EXERCISE
From the listing below, copy every line with the word "this".

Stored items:
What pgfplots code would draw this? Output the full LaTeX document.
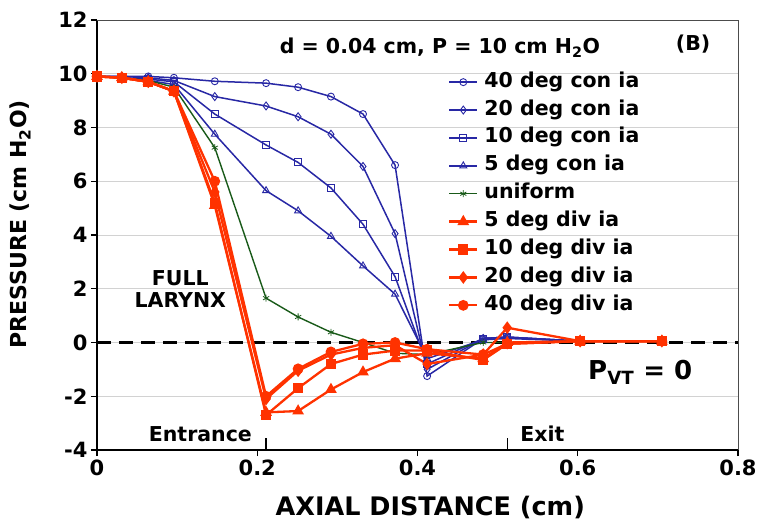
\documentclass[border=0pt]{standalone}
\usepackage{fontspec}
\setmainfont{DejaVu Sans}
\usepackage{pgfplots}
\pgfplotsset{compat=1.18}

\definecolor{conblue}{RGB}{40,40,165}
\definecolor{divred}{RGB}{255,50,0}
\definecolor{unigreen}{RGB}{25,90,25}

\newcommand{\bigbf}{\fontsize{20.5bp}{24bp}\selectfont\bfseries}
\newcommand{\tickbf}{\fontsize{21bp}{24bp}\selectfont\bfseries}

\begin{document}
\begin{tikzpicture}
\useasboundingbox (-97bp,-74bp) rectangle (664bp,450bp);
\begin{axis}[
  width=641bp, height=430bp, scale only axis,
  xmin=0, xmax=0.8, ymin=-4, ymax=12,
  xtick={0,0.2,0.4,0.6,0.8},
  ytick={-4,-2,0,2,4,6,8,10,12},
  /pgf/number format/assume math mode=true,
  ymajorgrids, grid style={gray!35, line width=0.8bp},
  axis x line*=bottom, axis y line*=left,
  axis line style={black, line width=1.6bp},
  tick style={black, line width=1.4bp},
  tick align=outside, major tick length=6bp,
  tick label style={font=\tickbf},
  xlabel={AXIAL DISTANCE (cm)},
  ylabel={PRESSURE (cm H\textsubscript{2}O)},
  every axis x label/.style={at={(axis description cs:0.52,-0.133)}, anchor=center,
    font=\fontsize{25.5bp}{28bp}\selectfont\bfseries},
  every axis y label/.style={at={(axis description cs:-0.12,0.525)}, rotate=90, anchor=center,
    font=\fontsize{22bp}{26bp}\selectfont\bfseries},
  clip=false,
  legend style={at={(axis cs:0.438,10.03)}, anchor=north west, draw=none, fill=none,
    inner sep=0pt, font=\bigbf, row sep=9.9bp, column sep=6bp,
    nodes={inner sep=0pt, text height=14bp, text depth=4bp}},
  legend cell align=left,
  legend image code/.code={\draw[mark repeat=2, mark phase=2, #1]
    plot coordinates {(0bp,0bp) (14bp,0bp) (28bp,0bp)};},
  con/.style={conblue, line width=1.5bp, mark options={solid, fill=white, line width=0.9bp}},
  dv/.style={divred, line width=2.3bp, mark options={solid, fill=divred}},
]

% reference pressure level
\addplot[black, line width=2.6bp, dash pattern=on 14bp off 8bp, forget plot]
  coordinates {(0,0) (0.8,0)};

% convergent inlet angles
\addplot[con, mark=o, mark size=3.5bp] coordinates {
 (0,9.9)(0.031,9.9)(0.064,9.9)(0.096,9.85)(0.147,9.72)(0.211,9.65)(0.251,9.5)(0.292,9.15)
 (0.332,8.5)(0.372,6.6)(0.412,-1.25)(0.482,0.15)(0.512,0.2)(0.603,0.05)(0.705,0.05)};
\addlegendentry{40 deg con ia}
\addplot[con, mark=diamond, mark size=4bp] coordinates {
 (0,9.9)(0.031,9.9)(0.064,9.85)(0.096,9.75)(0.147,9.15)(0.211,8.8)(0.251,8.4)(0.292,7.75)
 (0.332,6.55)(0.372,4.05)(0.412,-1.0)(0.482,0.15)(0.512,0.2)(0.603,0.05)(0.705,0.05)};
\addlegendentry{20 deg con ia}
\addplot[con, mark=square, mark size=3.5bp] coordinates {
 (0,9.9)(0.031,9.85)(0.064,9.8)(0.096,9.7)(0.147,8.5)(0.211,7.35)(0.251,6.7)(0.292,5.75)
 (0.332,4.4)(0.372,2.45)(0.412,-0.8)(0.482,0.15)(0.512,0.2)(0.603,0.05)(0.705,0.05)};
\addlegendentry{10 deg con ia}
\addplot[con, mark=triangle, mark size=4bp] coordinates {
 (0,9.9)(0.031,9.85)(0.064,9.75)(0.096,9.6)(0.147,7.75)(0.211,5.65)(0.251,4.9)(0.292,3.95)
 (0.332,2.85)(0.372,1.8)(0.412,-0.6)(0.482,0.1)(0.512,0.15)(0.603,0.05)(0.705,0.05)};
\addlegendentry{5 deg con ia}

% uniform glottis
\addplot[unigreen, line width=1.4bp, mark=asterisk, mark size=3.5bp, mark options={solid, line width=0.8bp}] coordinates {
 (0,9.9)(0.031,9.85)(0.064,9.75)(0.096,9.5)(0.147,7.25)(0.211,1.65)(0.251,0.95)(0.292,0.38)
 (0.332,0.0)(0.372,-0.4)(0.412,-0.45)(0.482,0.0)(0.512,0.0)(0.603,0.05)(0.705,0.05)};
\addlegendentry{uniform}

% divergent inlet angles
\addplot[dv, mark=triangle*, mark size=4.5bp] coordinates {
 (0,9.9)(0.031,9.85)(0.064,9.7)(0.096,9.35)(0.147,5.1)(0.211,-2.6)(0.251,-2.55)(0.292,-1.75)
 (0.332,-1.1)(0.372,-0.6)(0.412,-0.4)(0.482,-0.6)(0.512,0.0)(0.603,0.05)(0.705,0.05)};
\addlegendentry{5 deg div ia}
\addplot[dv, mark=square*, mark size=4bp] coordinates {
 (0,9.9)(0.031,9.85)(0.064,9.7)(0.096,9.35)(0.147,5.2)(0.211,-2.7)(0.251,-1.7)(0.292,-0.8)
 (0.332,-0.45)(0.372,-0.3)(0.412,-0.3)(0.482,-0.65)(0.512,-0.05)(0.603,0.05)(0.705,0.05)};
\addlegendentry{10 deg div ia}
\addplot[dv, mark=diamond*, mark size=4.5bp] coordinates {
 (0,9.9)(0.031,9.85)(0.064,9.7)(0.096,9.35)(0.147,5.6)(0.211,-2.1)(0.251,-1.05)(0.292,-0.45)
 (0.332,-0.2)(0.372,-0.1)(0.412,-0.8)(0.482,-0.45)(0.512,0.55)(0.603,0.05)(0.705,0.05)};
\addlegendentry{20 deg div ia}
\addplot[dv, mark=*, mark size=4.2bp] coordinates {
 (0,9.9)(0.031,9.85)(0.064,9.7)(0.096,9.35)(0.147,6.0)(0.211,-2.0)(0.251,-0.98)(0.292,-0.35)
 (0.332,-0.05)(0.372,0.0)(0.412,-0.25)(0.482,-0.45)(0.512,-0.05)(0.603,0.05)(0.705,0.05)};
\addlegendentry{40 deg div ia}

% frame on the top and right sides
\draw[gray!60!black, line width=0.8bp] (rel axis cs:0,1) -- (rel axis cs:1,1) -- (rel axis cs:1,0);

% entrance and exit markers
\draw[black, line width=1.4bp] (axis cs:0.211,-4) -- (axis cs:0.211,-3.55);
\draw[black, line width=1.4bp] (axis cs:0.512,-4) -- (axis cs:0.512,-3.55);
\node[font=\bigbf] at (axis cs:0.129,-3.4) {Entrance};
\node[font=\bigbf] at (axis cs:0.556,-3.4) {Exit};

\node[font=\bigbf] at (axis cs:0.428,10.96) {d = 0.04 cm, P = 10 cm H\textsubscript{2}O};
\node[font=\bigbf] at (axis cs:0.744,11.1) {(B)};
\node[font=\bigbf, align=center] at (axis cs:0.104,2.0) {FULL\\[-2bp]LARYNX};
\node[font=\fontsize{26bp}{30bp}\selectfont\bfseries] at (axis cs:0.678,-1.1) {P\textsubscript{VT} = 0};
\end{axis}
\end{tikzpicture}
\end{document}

==

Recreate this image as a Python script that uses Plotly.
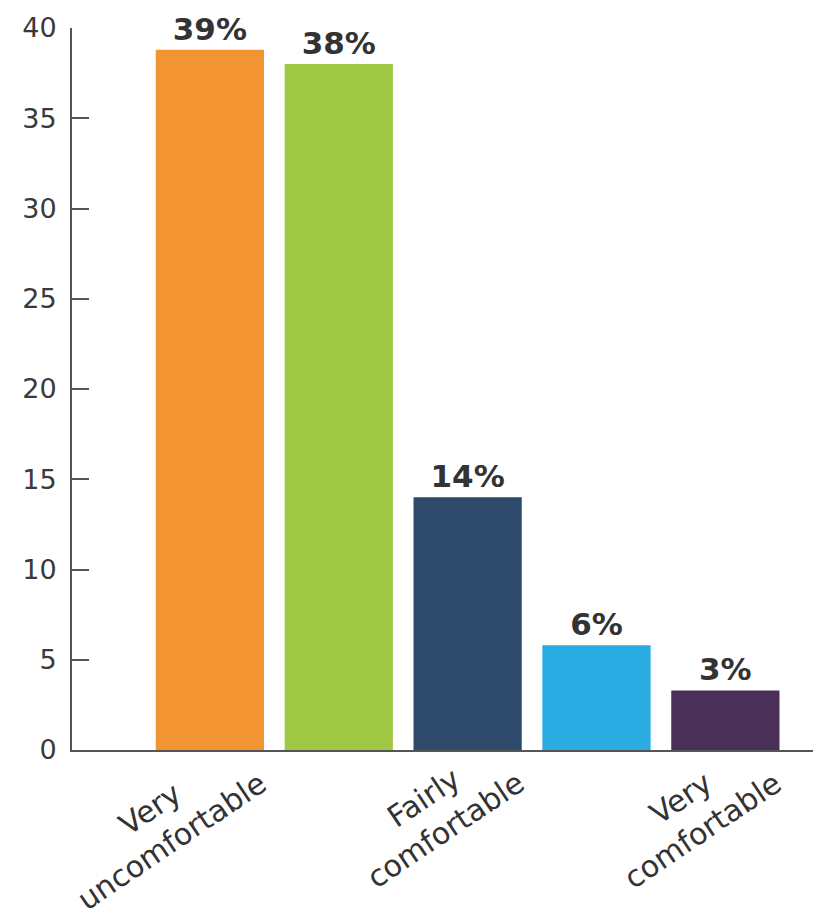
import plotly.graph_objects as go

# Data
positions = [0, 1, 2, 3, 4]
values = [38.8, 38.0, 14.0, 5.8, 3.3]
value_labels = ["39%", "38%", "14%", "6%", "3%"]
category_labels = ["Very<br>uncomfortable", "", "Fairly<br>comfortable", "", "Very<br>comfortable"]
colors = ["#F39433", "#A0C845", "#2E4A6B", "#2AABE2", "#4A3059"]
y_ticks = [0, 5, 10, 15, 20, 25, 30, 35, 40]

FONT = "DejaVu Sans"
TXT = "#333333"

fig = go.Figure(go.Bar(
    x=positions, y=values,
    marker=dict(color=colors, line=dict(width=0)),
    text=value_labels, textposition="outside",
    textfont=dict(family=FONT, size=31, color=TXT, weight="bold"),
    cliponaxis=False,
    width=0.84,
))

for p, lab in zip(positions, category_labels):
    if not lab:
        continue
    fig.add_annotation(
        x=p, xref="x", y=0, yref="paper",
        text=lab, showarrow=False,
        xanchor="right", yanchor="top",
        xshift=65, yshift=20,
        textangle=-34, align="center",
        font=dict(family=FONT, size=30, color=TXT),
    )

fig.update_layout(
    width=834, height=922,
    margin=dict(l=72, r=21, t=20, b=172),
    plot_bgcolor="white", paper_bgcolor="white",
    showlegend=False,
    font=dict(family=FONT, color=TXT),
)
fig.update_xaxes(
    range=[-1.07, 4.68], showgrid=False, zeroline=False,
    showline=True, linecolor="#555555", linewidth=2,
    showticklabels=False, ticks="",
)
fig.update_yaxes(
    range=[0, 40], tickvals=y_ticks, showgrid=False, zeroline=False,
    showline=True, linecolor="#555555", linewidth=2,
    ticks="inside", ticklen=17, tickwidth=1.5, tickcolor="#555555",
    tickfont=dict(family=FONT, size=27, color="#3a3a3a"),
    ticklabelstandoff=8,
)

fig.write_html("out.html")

FINAL ANSWER
What pgfplots code would draw this? Output the full LaTeX document.
Recreate this image as a Python script that uses Plotly.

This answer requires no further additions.